Deciphering Malware's use of TLS (without Decryption)

July 06, 2016 · Declared Dead · 🏛 Journal of Computer Virology and Hacking Techniques

"No code URL or promise found in abstract"

Evidence collected by the PWNC Scanner

Authors Blake Anderson, Subharthi Paul, David McGrew arXiv ID 1607.01639 Category cs.CR: Cryptography & Security Citations 197 Venue Journal of Computer Virology and Hacking Techniques Last Checked 4 months ago

Abstract

The use of TLS by malware poses new challenges to network threat detection because traditional pattern-matching techniques can no longer be applied to its messages. However, TLS also introduces a complex set of observable data features that allow many inferences to be made about both the client and the server. We show that these features can be used to detect and understand malware communication, while at the same time preserving the privacy of benign uses of encryption. These data features also allow for accurate malware family attribution of network communication, even when restricted to a single, encrypted flow. To demonstrate this, we performed a detailed study of how TLS is used by malware and enterprise applications.
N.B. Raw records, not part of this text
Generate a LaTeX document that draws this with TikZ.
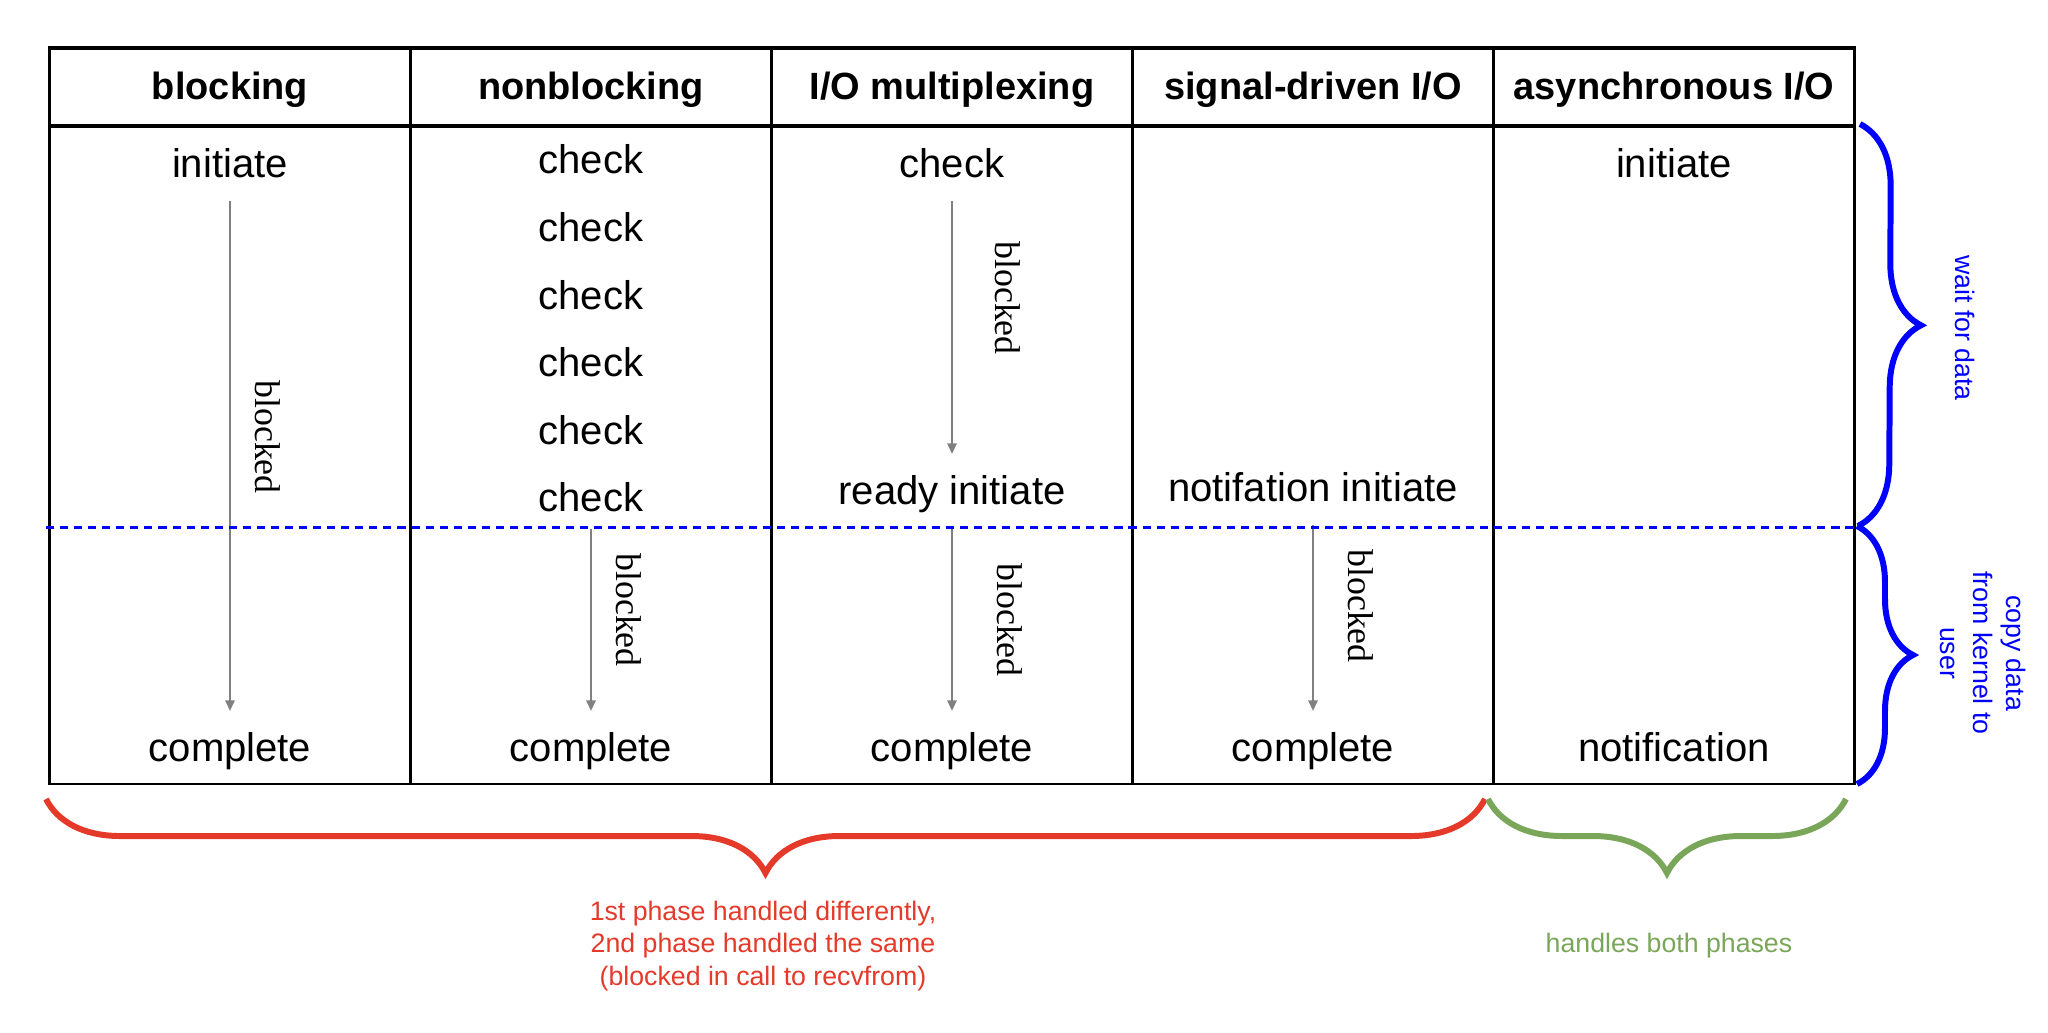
\documentclass[tikz,border=0pt]{standalone}
\usepackage{fontspec}
\setmainfont{Liberation Sans}
\newfontfamily\blockedfont{Liberation Serif}
\usepackage{tikz}
\usetikzlibrary{arrows.meta, positioning, decorations.pathreplacing}
\definecolor{phasered}{RGB}{229,57,42}
\definecolor{phasegreen}{RGB}{122,166,90}
\definecolor{flowgray}{RGB}{128,128,128}

\begin{document}
\begin{tikzpicture}[node distance=0pt]
\tikzstyle{cell} = [rectangle, draw=black, line width=0.7pt, minimum width=3.61cm, minimum height=6.58cm, outer sep=0pt]
\tikzstyle{head} = [rectangle, draw=black, line width=1.1pt, minimum width=3.61cm, minimum height=0.78cm, outer sep=0pt, text height=0.92em, text depth=0.22em, font=\fontsize{10.8}{12}\selectfont\bfseries]
\tikzstyle{txt} = [inner sep=0pt, text height=0.72em, text depth=0.21em, font=\fontsize{11.4}{13}\selectfont]
\tikzstyle{flow} = [draw=flowgray, line width=0.6pt, -{Triangle[length=3pt,width=2.6pt]}, shorten <=0.15cm, shorten >=0.25cm]
\tikzstyle{lbl} = [inner sep=0pt, rotate=-90, font=\blockedfont\fontsize{10.2}{12}\selectfont]
\tikzstyle{brace} = [decorate, line width=1.7pt]
\tikzstyle{note} = [inner sep=0pt, align=center, font=\fontsize{7.6}{9.3}\selectfont]

\useasboundingbox (0,0) rectangle (20.48,-10.32);

\node (c1) [cell] at (2.30,-4.55) {};
\node (c2) [cell, right=of c1] {};
\node (c3) [cell, right=of c2] {};
\node (c4) [cell, right=of c3] {};
\node (c5) [cell, right=of c4] {};

\node (h1) [head, above=of c1] {blocking};
\node (h2) [head, above=of c2] {nonblocking};
\node (h3) [head, above=of c3] {I/O multiplexing};
\node (h4) [head, above=of c4] {signal-driven I/O};
\node (h5) [head, above=of c5] {asynchronous I/O};

\node (i1) [txt] at (2.30,-1.69) {initiate};
\foreach \i in {1,...,6}
  \node (k\i) [txt] at (5.91,{-1.65-0.676*(\i-1)}) {check};
\node (k0) [txt] at (9.52,-1.69) {check};
\node (ready) [txt] at (9.52,-4.96) {ready initiate};
\node (notif) [txt] at (13.13,-4.93) {notifation initiate};
\node (i5) [txt] at (16.74,-1.69) {initiate};

\node (d1) [txt] at (2.30,-7.53) {complete};
\node (d2) [txt] at (5.91,-7.53) {complete};
\node (d3) [txt] at (9.52,-7.53) {complete};
\node (d4) [txt] at (13.13,-7.53) {complete};
\node (d5) [txt] at (16.74,-7.53) {notification};

\draw [flow] (i1) -- (d1);
\draw [flow, shorten <=0.09cm] (k6) -- (d2);
\draw [flow] (k0) -- (ready);
\draw [flow, shorten <=0.13cm] (ready) -- (d3);
\draw [flow] (notif) -- (d4);

\node (b1) [lbl] at (2.68,-4.37) {blocked};
\node (b2) [lbl] at (6.29,-6.10) {blocked};
\node (b3) [lbl] at (10.08,-2.98) {blocked};
\node (b4) [lbl] at (10.10,-6.20) {blocked};
\node (b5) [lbl] at (13.61,-6.06) {blocked};

\coordinate (split-l) at (0.46,-5.27);
\coordinate (split-r) at (18.55,-5.27);
\draw [blue, line width=0.85pt, dash pattern=on 2.3pt off 1.7pt] (split-l) -- (split-r);

\draw [brace, blue, decoration={brace, amplitude=0.62cm}] (18.60,-1.24) -- (18.58,-5.26);
\draw [brace, blue, decoration={brace, amplitude=0.56cm}] (18.57,-5.26) -- (18.57,-7.84);
\draw [brace, phasered, decoration={brace, amplitude=0.74cm}] (14.85,-7.99) -- (0.46,-7.99);
\draw [brace, phasegreen, decoration={brace, amplitude=0.74cm}] (18.46,-7.99) -- (14.88,-7.99);

\node (wait) [note, blue, rotate=-90] at (19.65,-3.28) {wait for data};
\node (copy) [note, blue, rotate=-90] at (19.83,-6.53) {copy data\\from kernel to\\user};
\node (diff) [note, phasered] at (7.63,-9.46) {1st phase handled differently,\\2nd phase handled the same\\(blocked in call to recvfrom)};
\node (both) [note, phasegreen] at (16.69,-9.46) {handles both phases};

\end{tikzpicture}
\end{document}
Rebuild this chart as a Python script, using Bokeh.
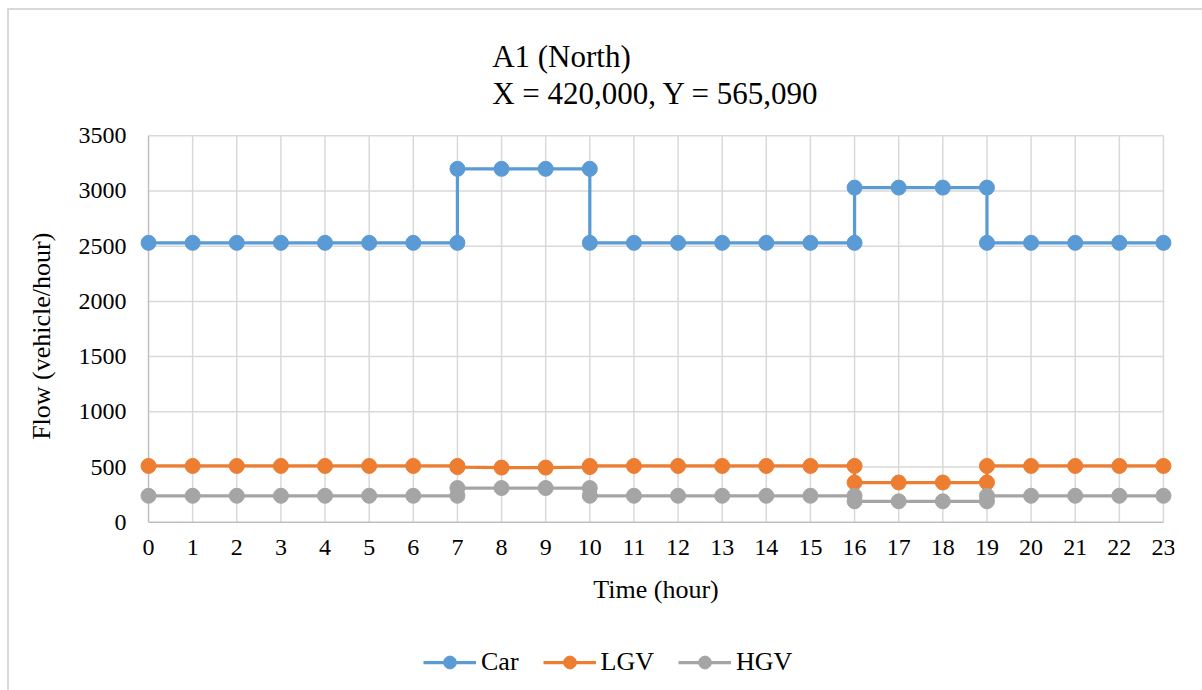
from bokeh.plotting import figure
from bokeh.models import Range1d, FixedTicker, Legend, LegendItem
from bokeh.embed import file_html
from bokeh.resources import INLINE

# ---- data ----
car_x = [0, 1, 2, 3, 4, 5, 6, 7, 7, 8, 9, 10, 10, 11, 12, 13, 14, 15, 16, 16, 17, 18, 19, 19, 20, 21, 22, 23]
car_y = [2530, 2530, 2530, 2530, 2530, 2530, 2530, 2530, 3200, 3200, 3200, 3200, 2530, 2530, 2530, 2530,
         2530, 2530, 2530, 3030, 3030, 3030, 3030, 2530, 2530, 2530, 2530, 2530]
lgv_x = [0, 1, 2, 3, 4, 5, 6, 7, 7, 8, 9, 10, 10, 11, 12, 13, 14, 15, 16, 16, 17, 18, 19, 19, 20, 21, 22, 23]
lgv_y = [510, 510, 510, 510, 510, 510, 510, 510, 500, 495, 495, 500, 510, 510, 510, 510,
         510, 510, 510, 360, 360, 360, 360, 510, 510, 510, 510, 510]
hgv_x = [0, 1, 2, 3, 4, 5, 6, 7, 7, 8, 9, 10, 10, 11, 12, 13, 14, 15, 16, 16, 17, 18, 19, 19, 20, 21, 22, 23]
hgv_y = [240, 240, 240, 240, 240, 240, 240, 240, 310, 310, 310, 310, 240, 240, 240, 240,
         240, 240, 240, 190, 190, 190, 190, 240, 240, 240, 240, 240]
hours = list(range(24))
y_ticks = [0, 500, 1000, 1500, 2000, 2500, 3000, 3500]
series_names = ["Car", "LGV", "HGV"]
colors = ["#5B9BD5", "#ED7D31", "#A5A5A5"]
title_text = "A1 (North)\nX = 420,000, Y = 565,090"
x_label = "Time (hour)"
y_label = "Flow (vehicle/hour)"

FONT = "Liberation Serif"

# frame reaches down to the bottom so the legend can sit inside it
p = figure(frame_width=1037, frame_height=555, output_backend="svg", toolbar_location=None,
           x_range=Range1d(-0.25, 23.25), y_range=Range1d(-1505, 3520),
           min_border_left=128, min_border_right=28, min_border_top=123, min_border_bottom=2)
p.styles = {"margin-left": "7px", "margin-top": "8px",
            "border-left": "2px solid #d9d9d9", "border-top": "2px solid #d9d9d9"}

p.outline_line_color = None
p.xgrid.visible = False
p.ygrid.visible = False

# title
p.title.text = title_text
p.title.align = "center"
p.title.text_font = FONT
p.title.text_font_size = "31px"
p.title.text_font_style = "normal"
p.title.text_color = "#000000"
p.title.text_line_height = 1.07
p.title.offset = 0
p.title.standoff = 44

# grid lines drawn from the tick/category lists
xmin, xmax = min(hours), max(hours)
ymin, ymax = min(y_ticks), max(y_ticks)
p.segment(x0=[xmin] * len(y_ticks[1:]), x1=[xmax] * len(y_ticks[1:]), y0=y_ticks[1:], y1=y_ticks[1:],
          line_color="#d9d9d9", line_width=1.5)
p.segment(x0=hours[1:], x1=hours[1:], y0=[ymin] * len(hours[1:]), y1=[ymax] * len(hours[1:]),
          line_color="#d9d9d9", line_width=1.5)
# axis lines
p.segment(x0=[xmin], x1=[xmax], y0=[ymin], y1=[ymin], line_color="#bfbfbf", line_width=1.5)
p.segment(x0=[xmin], x1=[xmin], y0=[ymin], y1=[ymax], line_color="#bfbfbf", line_width=1.5)

items = []
for name, xs, ys, c in zip(series_names, [car_x, lgv_x, hgv_x], [car_y, lgv_y, hgv_y], colors):
    r1 = p.line(xs, ys, line_color=c, line_width=3.25)
    r2 = p.scatter(xs, ys, marker="circle", size=15, fill_color=c, line_color=c)
    items.append(LegendItem(label=name, renderers=[r1, r2]))

# axes
p.xaxis.ticker = FixedTicker(ticks=hours)
p.yaxis.ticker = FixedTicker(ticks=y_ticks)
p.xaxis.fixed_location = ymin
p.xaxis.bounds = (xmin, xmax)
p.yaxis.bounds = (ymin, ymax)
for ax in (p.xaxis, p.yaxis):
    ax.axis_line_color = None
    ax.major_tick_line_color = None
    ax.minor_tick_line_color = None
    ax.major_label_text_font = FONT
    ax.major_label_text_font_size = "24px"
    ax.major_label_text_color = "#000000"
    ax.axis_label_text_font = FONT
    ax.axis_label_text_font_size = "26px"
    ax.axis_label_text_font_style = "normal"
    ax.axis_label_text_color = "#000000"
p.xaxis.axis_label = x_label
# leading non-breaking spaces lift the centred label up beside the 0-3500 span
p.yaxis.axis_label = "\u00a0" * 23 + y_label
p.xaxis.major_label_standoff = 12
p.yaxis.major_label_standoff = 5
p.xaxis.axis_label_standoff = 16
p.yaxis.axis_label_standoff = 20

legend = Legend(items=items, orientation="horizontal", location=(286, 10),
                label_text_font=FONT, label_text_font_size="26px", label_text_color="#000000",
                glyph_width=53, glyph_height=32, spacing=24, label_standoff=5,
                border_line_color=None, background_fill_alpha=0, padding=4, margin=0)
p.add_layout(legend, "center")

open("out.html", "w").write(file_html(p, INLINE))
We provide a general analysis on millions of TLS encrypted flows, and a targeted study on 18 malware families composed of thousands of unique malware samples and ten-of-thousands of malicious TLS flows. Importantly, we identify and accommodate the bias introduced by the use of a malware sandbox. The performance of a malware classifier is correlated with a malware family's use of TLS, i.e., malware families that actively evolve their use of cryptography are more difficult to classify. We conclude that malware's usage of TLS is distinct from benign usage in an enterprise setting, and that these differences can be effectively used in rules and machine learning classifiers.